Hi there! I am Jiaxuan Guo, a fourth-year student majoring in Physics at Fudan University in China. My research interests lie in computational physics and materials science, especially by means of first-principles calculations and machine learning.

Under the guidance of Prof. Jing Wang at Fudan University, I conducted research on the utilization of deep learning techniques for the discovery of topological and superconducting materials. Additionally, I worked under the supervision of Prof. Diana Qiu at Yale University, where I employed first-principles calculations to investigate the behavior of excitons in 2D twisted heterostructures.

I am applying for 2024 fall Ph.D. in physics and materials science!

Research Topics

• Ab Initio Methods for Electronic and Optical Properties of Real Materials
• Twisted 2D Bilayer Materials
• Artificial Intelligence for Science (Physics, Material Science)

Experience

(Details seen in CV)

First-Principles Study of Time-Resolved ARPES on t-MoSe2/WS2 Bilayer
Supervised by Prof. Diana Qiu
May 2023 – Present Yale University
Part I: Density Functional Theory (DFT) Level Study

• Employed the Quantum ESPRESSO package to analyze electronic orbital-projected band structures, wavefunctions, and density of states (DOS) of the twisted MoSe2/WS2 heterostructure.
• Developed a theoretical model to predict the oscillation period resulting from the interference between electrons in the top and bottom layers.
• Computed the K point matrix elements in ARPES via the free electron approximation, thereby simulating the photoemission (PE) intensity and validating the theoretical model.
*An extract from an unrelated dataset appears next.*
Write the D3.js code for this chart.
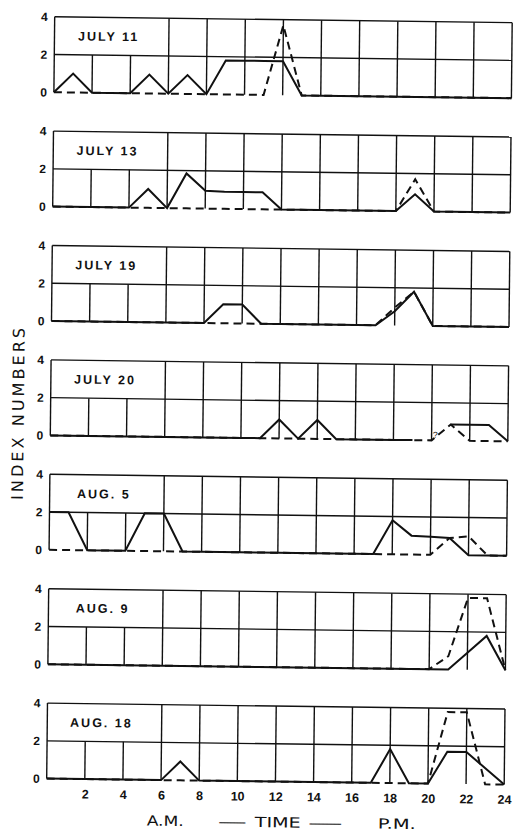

Part II: Exciton Level Study

• Utilized the BerkeleyGW package to perform a one-shot G0W0 calculation and applied the Bethe-Salpeter equation (BSE) approach to characterize excitonic properties, including exciton binding energy and exciton wavefunction.
• Developed scripts to visualize the distribution of excitons within momentum space and computed the band-to-band transition matrix term (no free electron approximation) at each k-point.
• Simulated the PE intensity from the exciton level and put forward an explanation for the oscillations observed in the experiment
• Discovered discrepancies between experimental results and literature regarding the band alignment, challenging the computational accuracy of prior research on MoSe2/WS2 heterostructure.

Deep Learning Approach to Novel Topological Materials
Supervised by Prof. Jing Wang
Dec. 2022 – Apr. 2023 Fudan University

• Learned some machine learning (ML) methods, including Convolutional Neural Network (CNN), Support Vector Machine (SVM), HDBSCAN, and t-SNE.
• Applied CNN algorithms to streamline the exploration of materials exhibiting notably clean Fermi surfaces, achieving an accuracy rate exceeding 90%.
• Identified approximately 150 prospective material candidates from a pool of 2,000 entries within the 2Dmatpedia database, significantly accelerating the process of seeking novel topological materials.

Crystal Graph Convolutional Neural Networks for Prediction of Superconductors
Supervised by Prof. Jing Wang
Sept. 2023 – Present Fudan University

• Constructed a training dataset comprising 1120 CIF structure files of superconducting materials along with their corresponding transition temperatures Tc , and this dataset is continuously expanding.
• Based on Atomistic Line Graph Neural Network (ALIGNN), currently enhancing the input node features and model framework to improve prediction accuracy.